EXERCISE: Copy the records below word for word, from the first line through the line that contains "var hours = d3.range(0, 121, 3);", and leave out any pictures.

EXTRACTED MATERIAL:
****

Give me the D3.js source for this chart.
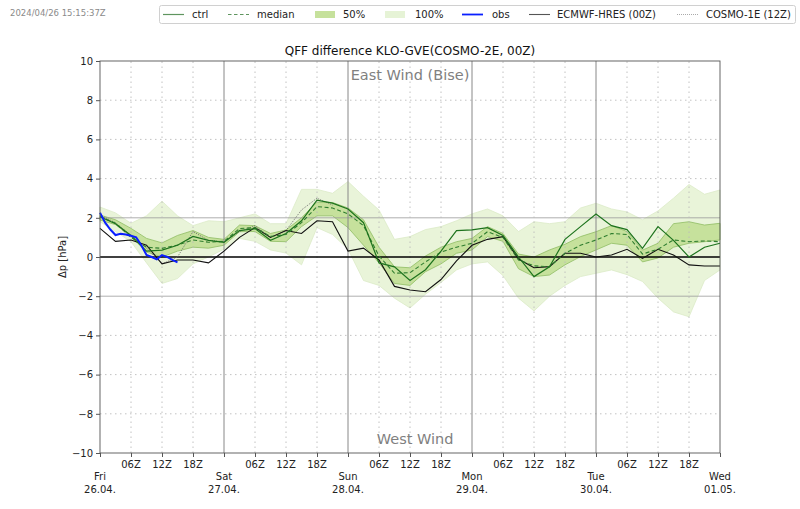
<!DOCTYPE html>
<html>
<head>
<meta charset="utf-8">
<script src="https://cdn.jsdelivr.net/npm/d3@7"></script>
<style>
  body { margin: 0; background: #fff; }
  text { font-family: "DejaVu Sans", sans-serif; }
</style>
</head>
<body>
<div id="chart"></div>
<script>
// forecast hours since Fri 26.04. 00Z, every 3 h
var hours = d3.range(0, 121, 3);

var ensMax = [2.55, 2.25, 1.72, 2.1, 2.85, 2.1, 1.6, 1.85, 1.8, 2.0, 2.2, 1.7, 1.7, 3.45,
    3.45, 3.25, 3.85, 3.1, 2.4, 0.9, 1.04, 1.4, 1.55, 1.85, 2.2, 2.45, 2.1, 1.3, 1.8,
    1.7, 1.8, 2.5, 2.74, 2.45, 2.3, 1.9, 2.35, 3.0, 3.7, 3.2, 3.42];
var ensMin = [1.8, 1.3, 0.78, -0.3, -1.35, -1.1, -0.35, 0.0, 0.4, 0.95, 0.8, 0.36, 0.2, -0.4,
    1.5, 1.15, 0.4, -1.2, -1.45, -2.1, -2.6, -1.9, -1.3, -0.66, -0.35, -0.25, -0.95, -2.1,
    -2.75, -2.0, -1.45, -1.0, -0.83, -0.66, -0.9, -1.25, -2.1, -2.8, -3.05, -1.2, -0.66];
var ensP75 = [2.14, 1.9, 1.46, 0.95, 0.72, 1.1, 1.35, 1.0, 0.9, 1.63, 1.6, 1.2, 1.38, 2.0,
    2.8, 2.78, 2.5, 1.9, 0.5, -0.5, -0.55, 0.05, 0.5, 0.78, 0.95, 1.55, 1.2, 0.15, 0.0,
    0.36, 0.65, 1.04, 1.29, 1.6, 1.3, 0.35, 0.7, 1.7, 1.8, 1.63, 1.72];
var ensP25 = [1.89, 1.65, 1.04, 0.25, 0.0, 0.3, 0.5, 0.45, 0.6, 1.29, 1.3, 0.8, 0.78, 1.55,
    2.1, 2.1, 1.5, 0.6, -0.3, -1.35, -1.45, -0.75, -0.35, 0.19, 0.36, 1.04, 0.8, -0.6,
    -1.0, -0.92, -0.4, 0.02, 0.36, 0.7, 0.6, -0.25, -0.05, 0.5, 0.7, 0.78, 0.87];
var ensMedian = [2.06, 1.72, 1.0, 0.5, 0.44, 0.61, 0.87, 0.75, 0.8, 1.45, 1.5, 1.05, 1.15,
    1.75, 2.57, 2.5, 2.2, 1.6, 0.05, -0.83, -0.8, -0.25, 0.25, 0.5, 0.7, 1.29, 1.0, -0.15,
    -0.45, -0.5, 0.19, 0.6, 0.87, 1.2, 1.15, 0.15, 0.4, 0.87, 0.78, 0.82, 0.78];
var ctrl = [2.05, 1.7, 1.1, 0.3, 0.35, 0.6, 1.05, 0.85, 0.75, 1.35, 1.45, 0.85, 1.2, 1.85,
    2.9, 2.75, 2.45, 1.75, -0.3, -0.5, -1.2, -0.65, 0.3, 1.35, 1.38, 1.5, 1.1, 0.0, -1.0,
    -0.5, 0.9, 1.55, 2.19, 1.6, 1.4, 0.44, 1.55, 0.85, 0.0, 0.5, 0.7];
var ecmwf = [1.46, 0.8, 0.87, 0.6, -0.35, -0.15, -0.15, -0.3, 0.3, 1.0, 1.5, 1.0, 1.35, 1.2,
    1.85, 1.8, 0.3, 0.45, -0.15, -1.5, -1.68, -1.77, -1.15, -0.2, 0.6, 0.9, 1.04, -0.1,
    -0.55, -0.49, 0.19, 0.19, 0.0, 0.1, 0.39, -0.07, 0.39, 0.1, -0.4, -0.46, -0.46];

// COSMO-1E 12Z run, ends Sat 21Z
var cosmo1eHours = d3.range(0, 46, 3);
var cosmo1e = [2.14, 1.75, 1.1, 0.45, -0.35, 0.0, 1.3, 0.85, 0.78, 1.29, 1.6, 1.0, 1.35,
    2.4, 3.0, 2.65];

// observations, hourly
var obsHours = d3.range(0, 16);
var obs = [2.26, 1.75, 1.4, 1.12, 1.18, 1.15, 1.08, 1.0, 0.6, 0.1, 0.0, -0.12, 0.1, 0.0,
    -0.15, -0.27];

var dayNames = ["Fri", "Sat", "Sun", "Mon", "Tue", "Wed"];
var dayDates = ["26.04.", "27.04.", "28.04.", "29.04.", "30.04.", "01.05."];
var hourLabels = ["06Z", "12Z", "18Z"];
var yTicks = d3.range(-10, 11, 2);

var width = 800, height = 509;
var margin = {top: 61, right: 80, bottom: 56, left: 100};

var svg = d3.select("#chart").append("svg")
    .attr("width", width)
    .attr("height", height);

var x = d3.scaleLinear().domain([0, 120]).range([margin.left, width - margin.right]);
var y = d3.scaleLinear().domain([-10, 10]).range([height - margin.bottom, margin.top]);

var lineOf = function (xs) {
    return d3.line().x(function (d, i) { return x(xs[i]); }).y(function (d) { return y(d); });
};
var areaOf = function (lo, hi) {
    return d3.area()
        .x(function (d, i) { return x(hours[i]); })
        .y0(function (d, i) { return y(lo[i]); })
        .y1(function (d, i) { return y(hi[i]); });
};

// bands
svg.append("path").datum(ensMax)
    .attr("d", areaOf(ensMin, ensMax))
    .attr("fill", "#e9f4d9")
    .attr("stroke", "#dcebc8")
    .attr("stroke-width", 0.8);
svg.append("path").datum(ensP75)
    .attr("d", areaOf(ensP25, ensP75))
    .attr("fill", "#c6e19c")
    .attr("stroke", "#8fbd63")
    .attr("stroke-width", 0.8);

// grid
var grid = svg.append("g");
yTicks.filter(function (t) { return Math.abs(t) !== 10; }).forEach(function (t) {
    var solid = Math.abs(t) === 2;
    if (t === 0) return;
    grid.append("line")
        .attr("x1", x(0)).attr("x2", x(120))
        .attr("y1", y(t)).attr("y2", y(t))
        .attr("stroke", solid ? "#9a9a9a" : "#bbbbbb")
        .attr("stroke-width", solid ? 0.8 : 0.9)
        .attr("stroke-dasharray", solid ? null : "1.5,3.5");
});
d3.range(6, 120, 6).forEach(function (h) {
    var dayLine = h % 24 === 0;
    grid.append("line")
        .attr("x1", x(h)).attr("x2", x(h))
        .attr("y1", y(-10)).attr("y2", y(10))
        .attr("stroke", dayLine ? "#888888" : "#bbbbbb")
        .attr("stroke-width", dayLine ? 1 : 0.9)
        .attr("stroke-dasharray", dayLine ? null : "1.5,3.5");
});
grid.append("line")
    .attr("x1", x(0)).attr("x2", x(120))
    .attr("y1", y(0)).attr("y2", y(0))
    .attr("stroke", "#000").attr("stroke-width", 1.3);

// wind annotations
svg.append("text")
    .text("East Wind (Bise)")
    .attr("x", x(60)).attr("y", 80)
    .attr("text-anchor", "middle")
    .attr("font-size", 14.5)
    .attr("fill", "#808080");
svg.append("text")
    .text("West Wind")
    .attr("x", x(61)).attr("y", 444)
    .attr("text-anchor", "middle")
    .attr("font-size", 14.5)
    .attr("fill", "#808080");

// lines
svg.append("path").datum(cosmo1e)
    .attr("d", lineOf(cosmo1eHours))
    .attr("fill", "none")
    .attr("stroke", "#666")
    .attr("stroke-width", 0.9)
    .attr("stroke-dasharray", "1,1.2");
svg.append("path").datum(ecmwf)
    .attr("d", lineOf(hours))
    .attr("fill", "none")
    .attr("stroke", "#111")
    .attr("stroke-width", 1.1);
svg.append("path").datum(ensMedian)
    .attr("d", lineOf(hours))
    .attr("fill", "none")
    .attr("stroke", "#2f7d2f")
    .attr("stroke-width", 1.1)
    .attr("stroke-dasharray", "4,2.5");
svg.append("path").datum(ctrl)
    .attr("d", lineOf(hours))
    .attr("fill", "none")
    .attr("stroke", "#1d731d")
    .attr("stroke-width", 1.2);
svg.append("path").datum(obs)
    .attr("d", lineOf(obsHours))
    .attr("fill", "none")
    .attr("stroke", "#0a1fff")
    .attr("stroke-width", 2);

// frame
svg.append("rect")
    .attr("x", x(0)).attr("y", y(10))
    .attr("width", x(120) - x(0)).attr("height", y(-10) - y(10))
    .attr("fill", "none")
    .attr("stroke", "#555")
    .attr("stroke-width", 0.9);

// y axis
var yAxis = svg.append("g")
    .attr("transform", "translate(" + x(0) + ",0)")
    .call(d3.axisLeft(y).tickValues(yTicks).tickSize(4).tickPadding(3)
        .tickFormat(function (d) { return d < 0 ? "\u2212" + Math.abs(d) : d; }));
yAxis.select(".domain").remove();
yAxis.selectAll("text").attr("font-size", 10).attr("font-family", "DejaVu Sans").attr("fill", "#222");
yAxis.selectAll("line").attr("stroke", "#555");

svg.append("text")
    .text("\u0394p [hPa]")
    .attr("transform", "translate(66," + y(0) + ") rotate(-90)")
    .attr("text-anchor", "middle")
    .attr("font-size", 10)
    .attr("fill", "#222");

// x axis
var xTicks = d3.range(0, 121, 6);
var xAxis = svg.append("g")
    .attr("transform", "translate(0," + y(-10) + ")")
    .call(d3.axisBottom(x).tickValues(xTicks).tickSize(4).tickFormat(""));
xAxis.select(".domain").remove();
xAxis.selectAll("line").attr("stroke", "#555");

xTicks.forEach(function (h) {
    if (h % 24 === 0) {
        var di = h / 24;
        svg.append("text")
            .text(dayNames[di])
            .attr("x", x(h)).attr("y", 480)
            .attr("text-anchor", "middle")
            .attr("font-size", 10).attr("fill", "#222");
        svg.append("text")
            .text(dayDates[di])
            .attr("x", x(h)).attr("y", 493)
            .attr("text-anchor", "middle")
            .attr("font-size", 10).attr("fill", "#222");
    } else {
        svg.append("text")
            .text(hourLabels[(h % 24) / 6 - 1])
            .attr("x", x(h)).attr("y", 468)
            .attr("text-anchor", "middle")
            .attr("font-size", 10).attr("fill", "#222");
    }
});

// title and timestamp
svg.append("text")
    .text("QFF difference KLO-GVE(COSMO-2E, 00Z)")
    .attr("x", x(60)).attr("y", 55)
    .attr("text-anchor", "middle")
    .attr("font-size", 12)
    .attr("fill", "#111");
svg.append("text")
    .text("2024/04/26 15:15:37Z")
    .attr("x", 10).attr("y", 16)
    .attr("font-size", 8.5)
    .attr("fill", "#8a8a8a");

// legend
var legend = svg.append("g");
legend.append("rect")
    .attr("x", 159.5).attr("y", 5.5)
    .attr("width", 636).attr("height", 18)
    .attr("rx", 2)
    .attr("fill", "#fff")
    .attr("stroke", "#d0d0d0");
var legendItems = [
    {label: "ctrl", kind: "line", color: "#5f955f", x: 163, tx: 192, dash: null, w: 1.2},
    {label: "median", kind: "line", color: "#5f955f", x: 228, tx: 257, dash: "3.5,2.5", w: 1.2},
    {label: "50%", kind: "patch", color: "#c6e19c", x: 315, tx: 343},
    {label: "100%", kind: "patch", color: "#e6f3d6", x: 385, tx: 415},
    {label: "obs", kind: "line", color: "#0a1fff", x: 462, tx: 492, dash: null, w: 1.8},
    {label: "ECMWF-HRES (00Z)", kind: "line", color: "#555", x: 529, tx: 557, dash: null, w: 1.1},
    {label: "COSMO-1E (12Z)", kind: "line", color: "#aaa", x: 677, tx: 706, dash: "1,1", w: 1}
];
legendItems.forEach(function (it) {
    if (it.kind === "line") {
        legend.append("line")
            .attr("x1", it.x).attr("x2", it.x + 21)
            .attr("y1", 14.5).attr("y2", 14.5)
            .attr("stroke", it.color)
            .attr("stroke-width", it.w)
            .attr("stroke-dasharray", it.dash);
    } else {
        legend.append("rect")
            .attr("x", it.x).attr("y", 11)
            .attr("width", 20).attr("height", 7)
            .attr("fill", it.color);
    }
    legend.append("text")
        .text(it.label)
        .attr("x", it.tx).attr("y", 18.3)
        .attr("font-size", 10)
        .attr("fill", "#222");
});
</script>
</body>
</html>
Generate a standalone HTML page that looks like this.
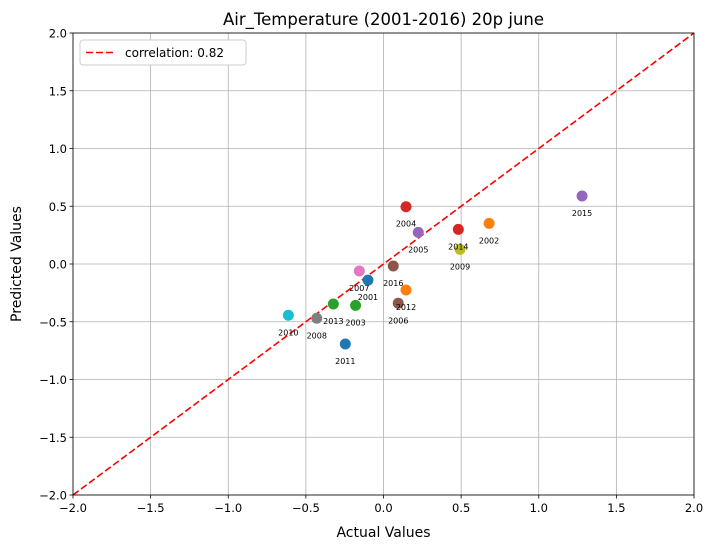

****

THE ANSWER:
Give me the D3.js source for this chart.
<!DOCTYPE html>
<html>
<head>
<meta charset="utf-8">
<script src="https://cdn.jsdelivr.net/npm/d3@7"></script>
<style>
  body { margin: 0; background: #fff; }
  text { font-family: "DejaVu Sans", sans-serif; }
</style>
</head>
<body>
<div id="chart"></div>
<script>
// forecast hours since Fri 26.04. 00Z, every 3 h
var hours = d3.range(0, 121, 3);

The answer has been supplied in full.